Enabling high-quality transparent conductive oxide on 3D printed ZrO2 architectures through atomic layer deposition

Abstract

The conformal atomic layer deposition of a transparent conductive oxide composed of Al-doped ZnO (AZO) over three-dimensional (3D) shaped ZrO2 microarchitectures produced using two-photon lithography (TPL) is reported here for the first time. The effect of ZrO2 morphology, surface roughness, and crystallographic phase (tetragonal and monoclinic) on the quality and properties of the deposited ZnO and AZO thin films is investigated. No discontinuities, domains, or areas differing from the desired chemical composition have been found in films grown over the 3D structures. Three different Al dopant concentrations (4.0 %, 4–5 %, and 5.0 % Al doping cycles) are examined and compared to undoped ZnO. AZO and ZnO optical and electrical properties are studied using cathodoluminescence (CL) and Hall effect measurements.
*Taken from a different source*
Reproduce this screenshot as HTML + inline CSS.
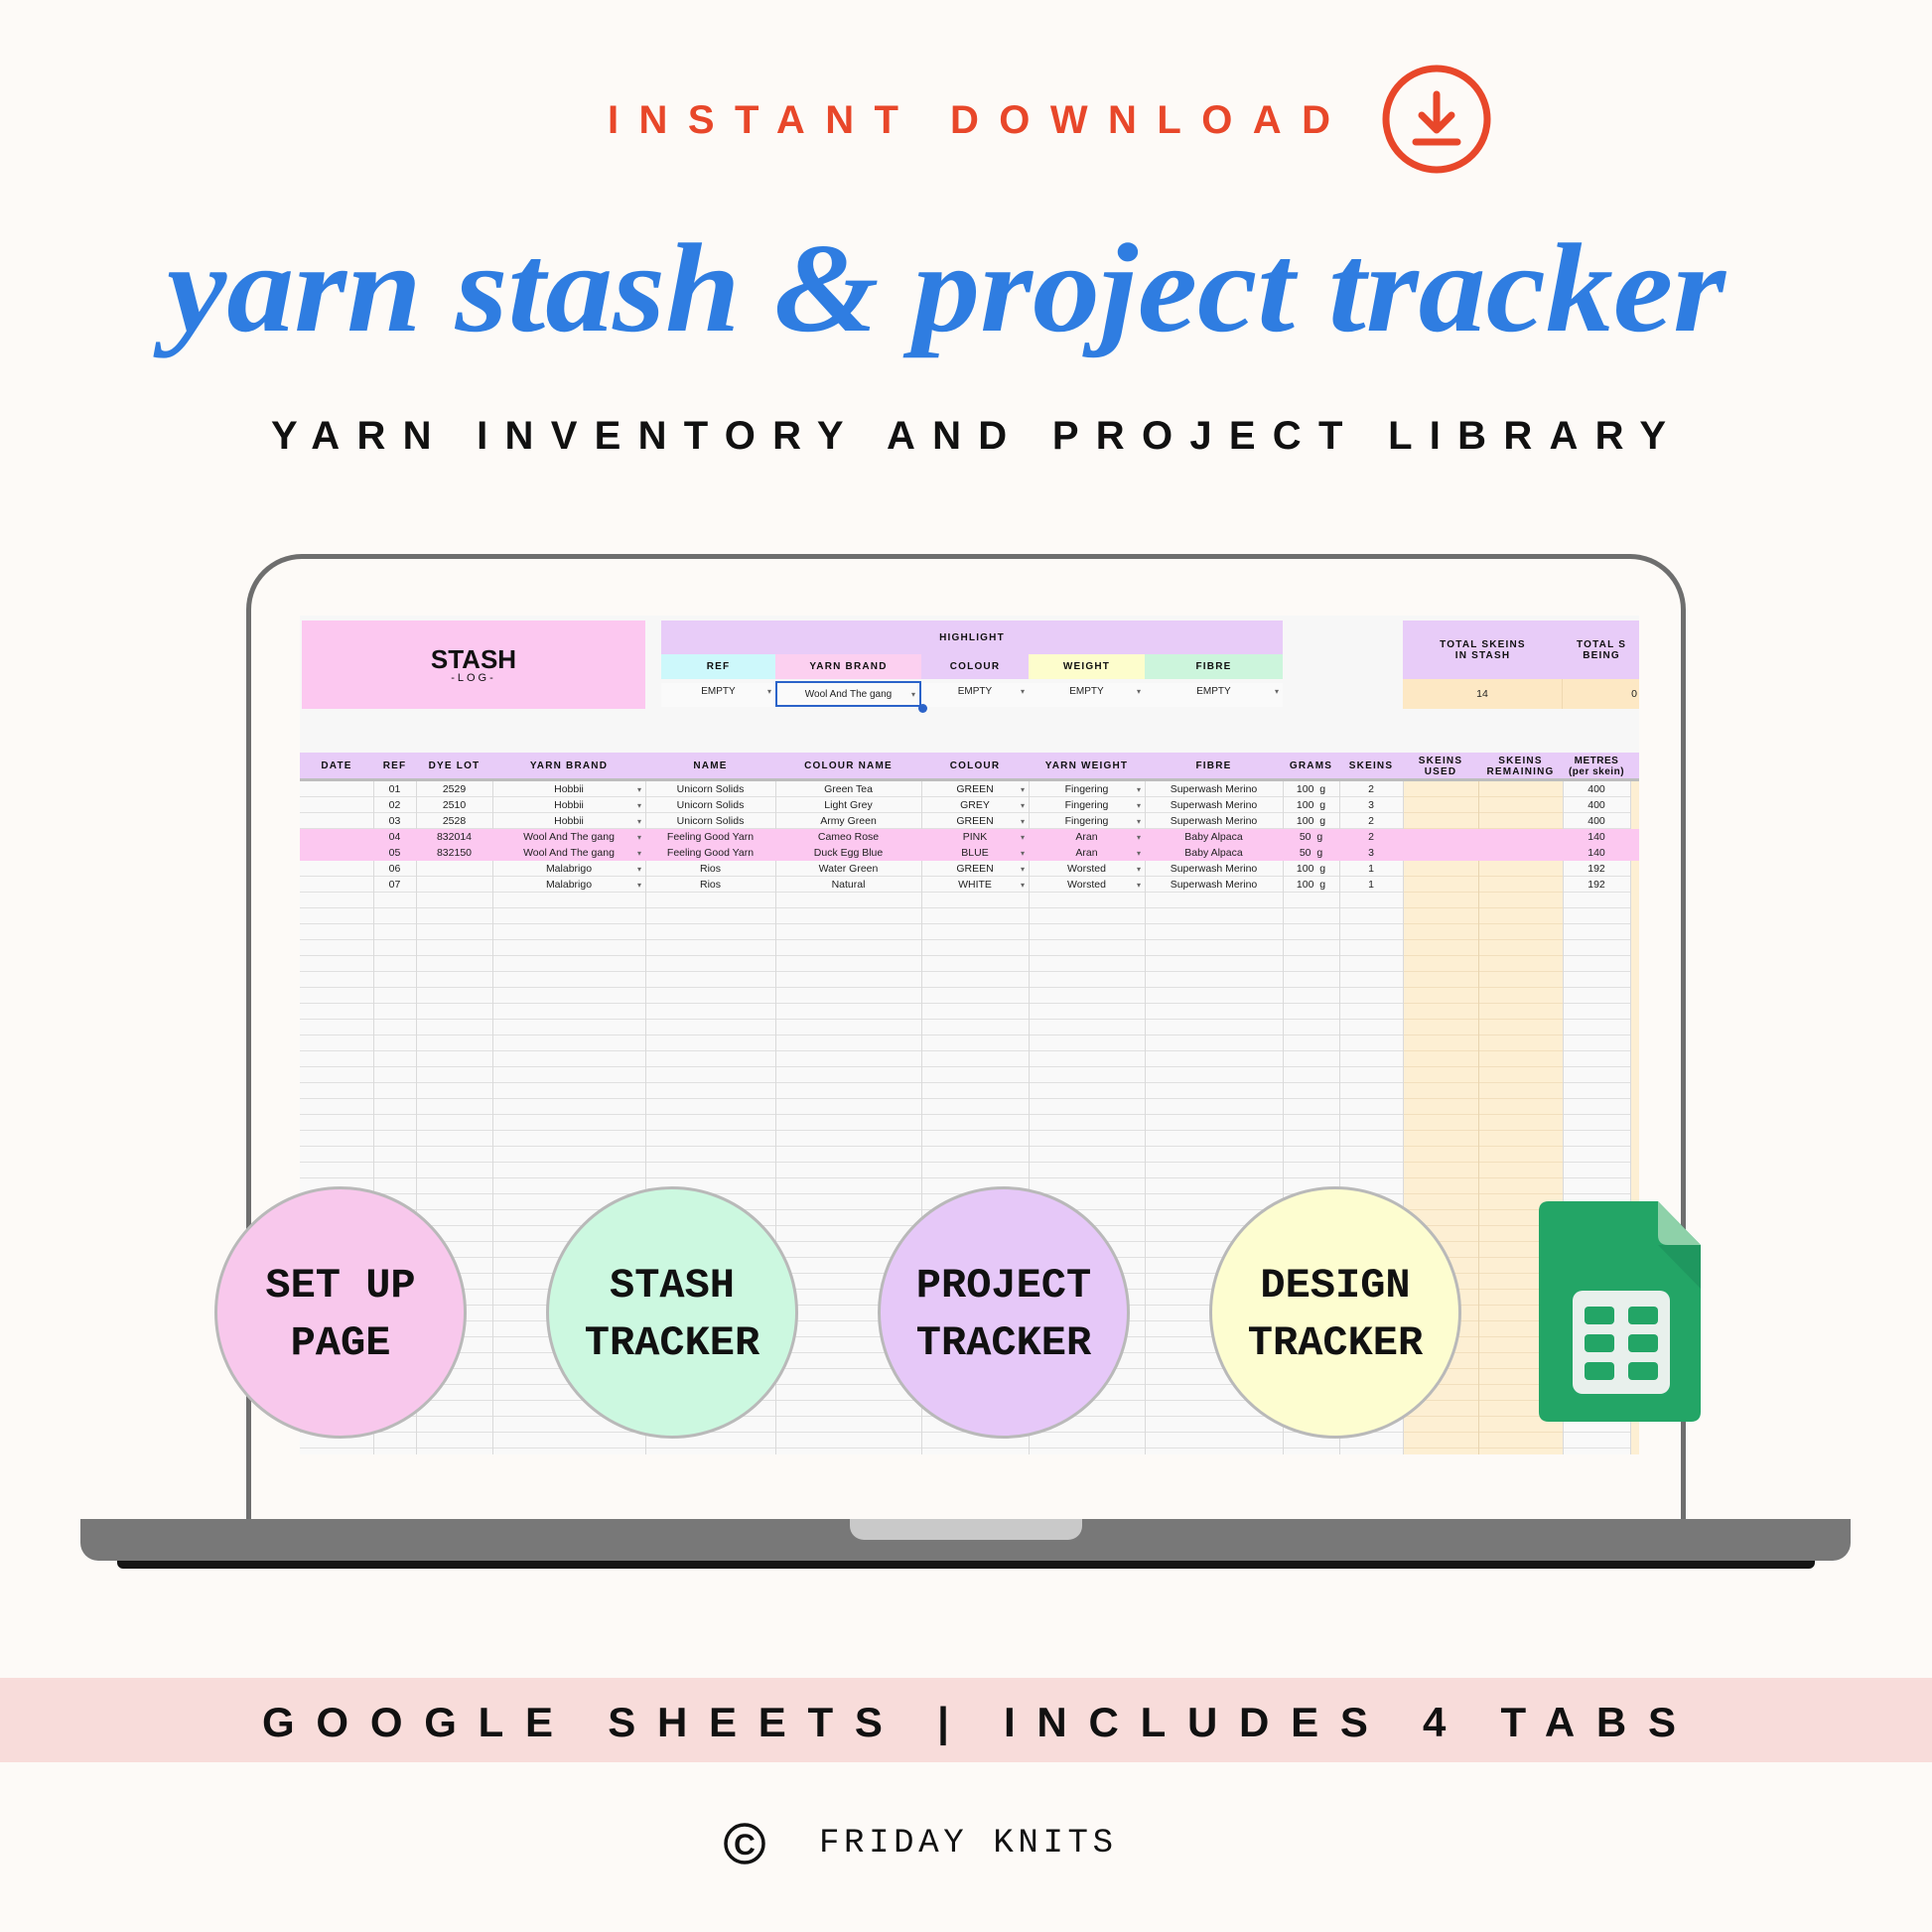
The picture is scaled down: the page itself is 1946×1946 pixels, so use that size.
<!DOCTYPE html>
<html><head><meta charset="utf-8"><style>
*{margin:0;padding:0;box-sizing:border-box}
body{width:1946px;height:1946px;background:#fdfaf7;position:relative;overflow:hidden;font-family:"Liberation Sans",sans-serif}
.abs{position:absolute}
.sheet{position:absolute;left:302px;top:620px;width:1349px;height:845px;overflow:hidden;background:#f7f7f7}
.cell{position:absolute;display:flex;align-items:center;justify-content:center;font-size:10px;font-weight:bold;letter-spacing:1.2px;color:#111;text-align:center;line-height:11px}
.row{position:absolute;left:0;height:16px;display:flex;font-size:10.5px;color:#222}
.row div{display:flex;align-items:center;justify-content:center;height:16px;position:relative}
.dd:after{content:"▾";position:absolute;right:4px;font-size:8px;color:#666}
.circ{position:absolute;width:254px;height:254px;border-radius:50%;border:3px solid #b9b9b9;display:flex;align-items:center;justify-content:center;text-align:center;font-family:"Liberation Mono",monospace;font-weight:bold;font-size:42px;line-height:58px;color:#111;padding-top:4px}
</style></head><body>

<svg class="abs" style="left:0;top:0" width="1946" height="600">
<text x="612" y="134" textLength="728" lengthAdjust="spacing" font-family="Liberation Sans, sans-serif" font-weight="bold" font-size="40" fill="#e8472a">INSTANT DOWNLOAD</text>
<circle cx="1447" cy="120" r="51" fill="none" stroke="#e8472a" stroke-width="7"/>
<path d="M1447 95 V130 M1432 116 L1447 131 L1462 116 M1426 143 H1468" stroke="#e8472a" stroke-width="7" fill="none" stroke-linecap="round" stroke-linejoin="round"/>
<text x="168" y="333" textLength="1570" lengthAdjust="spacingAndGlyphs" font-family="Liberation Serif, serif" font-style="italic" font-weight="bold" font-size="128" fill="#2f7de1">yarn stash &amp; project tracker</text>
<text x="273" y="452" textLength="1405" lengthAdjust="spacing" font-family="Liberation Sans, sans-serif" font-weight="bold" font-size="40" fill="#111">YARN INVENTORY AND PROJECT LIBRARY</text>
</svg>

<div class="abs" style="left:248px;top:558px;width:1450px;height:990px;border:5px solid #6e6e6e;border-bottom:none;border-radius:56px 56px 0 0;background:#fdfaf7"></div>

<div class="sheet">
  <div class="cell" style="left:2px;top:5px;width:346px;height:89px;background:#fcc8f0;flex-direction:column">
    <div style="font-size:26px;letter-spacing:0;line-height:28px">STASH</div>
    <div style="font-size:11px;font-weight:normal;letter-spacing:3px">-LOG-</div>
  </div>
  <div class="cell" style="left:364px;top:5px;width:626px;height:34px;background:#e8ccf8">HIGHLIGHT</div>
  <div class="cell" style="left:364px;top:39px;width:115px;height:25px;background:#cdf8fb">REF</div>
  <div class="cell" style="left:479px;top:39px;width:147px;height:25px;background:#fcd0f0">YARN BRAND</div>
  <div class="cell" style="left:626px;top:39px;width:108px;height:25px;background:#e8ccf8">COLOUR</div>
  <div class="cell" style="left:734px;top:39px;width:117px;height:25px;background:#fdfdcc">WEIGHT</div>
  <div class="cell" style="left:851px;top:39px;width:139px;height:25px;background:#ccf5dc">FIBRE</div>
  <div class="row" style="top:68px;height:24px;left:364px;background:#fafafa;font-size:10px">
    <div class="dd" style="width:115px">EMPTY</div>
    <div class="dd" style="width:147px;border:2px solid #2b63c9;height:26px;margin-top:-2px">Wool And The gang</div>
    <div class="dd" style="width:108px">EMPTY</div>
    <div class="dd" style="width:117px">EMPTY</div>
    <div class="dd" style="width:139px">EMPTY</div>
  </div>
  <div class="abs" style="left:623px;top:89px;width:9px;height:9px;border-radius:50%;background:#2b63c9"></div>
  <div class="cell" style="left:1111px;top:5px;width:161px;height:59px;background:#e8ccf8">TOTAL SKEINS<br>IN STASH</div>
  <div class="cell" style="left:1272px;top:5px;width:90px;height:59px;background:#e8ccf8;justify-content:flex-start;padding-left:14px">TOTAL S<br>BEING</div>
  <div class="row" style="left:1111px;top:64px;height:30px;background:#fde8c4;width:240px">
    <div style="width:161px;height:30px;border-right:1px solid #f0d8b0">14</div><div style="width:79px;height:30px;justify-content:flex-end;padding-right:4px">0</div>
  </div>

  <div class="abs" style="left:0;top:167px;width:1349px;height:678px;background-color:#f9f9f9;background-image:repeating-linear-gradient(to bottom,transparent 0,transparent 15px,#e0e0e0 15px,#e0e0e0 16px)"></div>
  <div class="abs" style="left:1111px;top:167px;width:161px;height:678px;background-color:#fdefd3;background-image:repeating-linear-gradient(to bottom,transparent 0,transparent 15px,#f2dfbd 15px,#f2dfbd 16px)"></div>
  <div class="abs" style="left:1340px;top:167px;width:9px;height:678px;background:#fdefd3"></div>
  <div class="abs" style="left:74px;top:138px;width:1px;height:707px;background:#dadada"></div>
  <div class="abs" style="left:117px;top:138px;width:1px;height:707px;background:#dadada"></div>
  <div class="abs" style="left:194px;top:138px;width:1px;height:707px;background:#dadada"></div>
  <div class="abs" style="left:348px;top:138px;width:1px;height:707px;background:#dadada"></div>
  <div class="abs" style="left:479px;top:138px;width:1px;height:707px;background:#dadada"></div>
  <div class="abs" style="left:626px;top:138px;width:1px;height:707px;background:#dadada"></div>
  <div class="abs" style="left:734px;top:138px;width:1px;height:707px;background:#dadada"></div>
  <div class="abs" style="left:851px;top:138px;width:1px;height:707px;background:#dadada"></div>
  <div class="abs" style="left:990px;top:138px;width:1px;height:707px;background:#dadada"></div>
  <div class="abs" style="left:1047px;top:138px;width:1px;height:707px;background:#dadada"></div>
  <div class="abs" style="left:1111px;top:138px;width:1px;height:707px;background:#dadada"></div>
  <div class="abs" style="left:1187px;top:138px;width:1px;height:707px;background:#e8d4b0"></div>
  <div class="abs" style="left:1272px;top:138px;width:1px;height:707px;background:#dadada"></div>
  <div class="abs" style="left:1340px;top:138px;width:1px;height:707px;background:#dadada"></div>

  <div class="abs" style="left:0;top:138px;width:1349px;height:29px;background:#e8ccf8;border-bottom:3px solid #bdbdbd"></div>
  <div class="cell" style="left:0;top:138px;width:74px;height:27px">DATE</div>
  <div class="cell" style="left:74px;top:138px;width:43px;height:27px">REF</div>
  <div class="cell" style="left:117px;top:138px;width:77px;height:27px">DYE LOT</div>
  <div class="cell" style="left:194px;top:138px;width:154px;height:27px">YARN BRAND</div>
  <div class="cell" style="left:348px;top:138px;width:131px;height:27px">NAME</div>
  <div class="cell" style="left:479px;top:138px;width:147px;height:27px">COLOUR NAME</div>
  <div class="cell" style="left:626px;top:138px;width:108px;height:27px">COLOUR</div>
  <div class="cell" style="left:734px;top:138px;width:117px;height:27px">YARN WEIGHT</div>
  <div class="cell" style="left:851px;top:138px;width:139px;height:27px">FIBRE</div>
  <div class="cell" style="left:990px;top:138px;width:57px;height:27px">GRAMS</div>
  <div class="cell" style="left:1047px;top:138px;width:64px;height:27px">SKEINS</div>
  <div class="cell" style="left:1111px;top:138px;width:76px;height:27px">SKEINS<br>USED</div>
  <div class="cell" style="left:1187px;top:138px;width:85px;height:27px">SKEINS<br>REMAINING</div>
  <div class="cell" style="left:1272px;top:138px;width:68px;height:27px;letter-spacing:0.5px">METRES<br>(per skein)</div>

  <div class="row" style="top:167px">
    <div style="width:74px"></div><div style="width:43px">01</div><div style="width:77px">2529</div><div class="dd" style="width:154px">Hobbii</div><div style="width:131px">Unicorn Solids</div><div style="width:147px">Green Tea</div><div class="dd" style="width:108px">GREEN</div><div class="dd" style="width:117px">Fingering</div><div style="width:139px">Superwash Merino</div><div style="width:57px">100 &nbsp;g</div><div style="width:64px">2</div><div style="width:161px"></div><div style="width:68px">400</div>
  </div>
  <div class="row" style="top:183px">
    <div style="width:74px"></div><div style="width:43px">02</div><div style="width:77px">2510</div><div class="dd" style="width:154px">Hobbii</div><div style="width:131px">Unicorn Solids</div><div style="width:147px">Light Grey</div><div class="dd" style="width:108px">GREY</div><div class="dd" style="width:117px">Fingering</div><div style="width:139px">Superwash Merino</div><div style="width:57px">100 &nbsp;g</div><div style="width:64px">3</div><div style="width:161px"></div><div style="width:68px">400</div>
  </div>
  <div class="row" style="top:199px">
    <div style="width:74px"></div><div style="width:43px">03</div><div style="width:77px">2528</div><div class="dd" style="width:154px">Hobbii</div><div style="width:131px">Unicorn Solids</div><div style="width:147px">Army Green</div><div class="dd" style="width:108px">GREEN</div><div class="dd" style="width:117px">Fingering</div><div style="width:139px">Superwash Merino</div><div style="width:57px">100 &nbsp;g</div><div style="width:64px">2</div><div style="width:161px"></div><div style="width:68px">400</div>
  </div>
  <div class="row" style="top:215px;background:#fcc8f0;width:1349px">
    <div style="width:74px"></div><div style="width:43px">04</div><div style="width:77px">832014</div><div class="dd" style="width:154px">Wool And The gang</div><div style="width:131px">Feeling Good Yarn</div><div style="width:147px">Cameo Rose</div><div class="dd" style="width:108px">PINK</div><div class="dd" style="width:117px">Aran</div><div style="width:139px">Baby Alpaca</div><div style="width:57px">50 &nbsp;g</div><div style="width:64px">2</div><div style="width:161px"></div><div style="width:68px">140</div>
  </div>
  <div class="row" style="top:231px;background:#fcc8f0;width:1349px">
    <div style="width:74px"></div><div style="width:43px">05</div><div style="width:77px">832150</div><div class="dd" style="width:154px">Wool And The gang</div><div style="width:131px">Feeling Good Yarn</div><div style="width:147px">Duck Egg Blue</div><div class="dd" style="width:108px">BLUE</div><div class="dd" style="width:117px">Aran</div><div style="width:139px">Baby Alpaca</div><div style="width:57px">50 &nbsp;g</div><div style="width:64px">3</div><div style="width:161px"></div><div style="width:68px">140</div>
  </div>
  <div class="row" style="top:247px">
    <div style="width:74px"></div><div style="width:43px">06</div><div style="width:77px"></div><div class="dd" style="width:154px">Malabrigo</div><div style="width:131px">Rios</div><div style="width:147px">Water Green</div><div class="dd" style="width:108px">GREEN</div><div class="dd" style="width:117px">Worsted</div><div style="width:139px">Superwash Merino</div><div style="width:57px">100 &nbsp;g</div><div style="width:64px">1</div><div style="width:161px"></div><div style="width:68px">192</div>
  </div>
  <div class="row" style="top:263px">
    <div style="width:74px"></div><div style="width:43px">07</div><div style="width:77px"></div><div class="dd" style="width:154px">Malabrigo</div><div style="width:131px">Rios</div><div style="width:147px">Natural</div><div class="dd" style="width:108px">WHITE</div><div class="dd" style="width:117px">Worsted</div><div style="width:139px">Superwash Merino</div><div style="width:57px">100 &nbsp;g</div><div style="width:64px">1</div><div style="width:161px"></div><div style="width:68px">192</div>
  </div>
</div>

<div class="abs" style="left:81px;top:1530px;width:1783px;height:42px;background:#787878;border-radius:0 0 18px 18px"></div>
<div class="abs" style="left:856px;top:1530px;width:234px;height:21px;background:#c9c9c9;border-radius:0 0 14px 14px"></div>
<div class="abs" style="left:118px;top:1572px;width:1710px;height:8px;background:#151515;border-radius:0 0 6px 6px"></div>

<div class="circ" style="left:216px;top:1195px;background:#f8c8ec">SET UP<br>PAGE</div>
<div class="circ" style="left:550px;top:1195px;background:#ccf8e0">STASH<br>TRACKER</div>
<div class="circ" style="left:884px;top:1195px;background:#e6c8f8">PROJECT<br>TRACKER</div>
<div class="circ" style="left:1218px;top:1195px;background:#fdfdd0">DESIGN<br>TRACKER</div>

<svg class="abs" style="left:1550px;top:1210px" width="166" height="225" viewBox="0 0 166 225">
<path d="M10 0 H120 L163 44 V212 Q163 222 153 222 H10 Q0 222 0 212 V10 Q0 0 10 0Z" fill="#23a566"/>
<path d="M120 0 V34 Q120 44 130 44 H163Z" fill="#8ed1a9"/>
<path d="M120 44 H163 V88Z" fill="#1c8a57" opacity="0.5"/>
<rect x="34" y="90" width="98" height="104" rx="10" fill="#e8f0ec"/>
<rect x="46" y="106" width="30" height="18" rx="4" fill="#23a566"/><rect x="90" y="106" width="30" height="18" rx="4" fill="#23a566"/>
<rect x="46" y="134" width="30" height="18" rx="4" fill="#23a566"/><rect x="90" y="134" width="30" height="18" rx="4" fill="#23a566"/>
<rect x="46" y="162" width="30" height="18" rx="4" fill="#23a566"/><rect x="90" y="162" width="30" height="18" rx="4" fill="#23a566"/>
</svg>

<div class="abs" style="left:0;top:1690px;width:1946px;height:85px;background:#f8dcda"></div>
<svg class="abs" style="left:0;top:1680px" width="1946" height="266">
<text x="264" y="69" textLength="1424" lengthAdjust="spacing" font-family="Liberation Sans, sans-serif" font-weight="bold" font-size="42" fill="#111">GOOGLE SHEETS | INCLUDES 4 TABS</text>
<circle cx="750" cy="177" r="19" fill="none" stroke="#111" stroke-width="3.5"/>
<text x="750" y="188" text-anchor="middle" font-family="Liberation Sans, sans-serif" font-weight="bold" font-size="30" fill="#111">C</text>
<text x="825" y="185" textLength="296" lengthAdjust="spacing" font-family="Liberation Mono, monospace" font-size="34" fill="#111">FRIDAY KNITS</text>
</svg>
</body></html>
The CL study confirms that the observed emissions from the ZnO and AZO films are associated with the near band emission of ZnO and defects, i.e., zinc and oxygen vacancies and interstitial oxygen. The AZO films exhibit n-type semiconductor behavior, and a minimum resistivity of 1.2 × 10-3 Ω cm is achieved. From a broad perspective, AZO deposition on 3D microarchitectures opens a new route towards dimensionally refined optoelectronic devices in which the ZrO2/AZO can serve as an enabling role for the production of electrodes.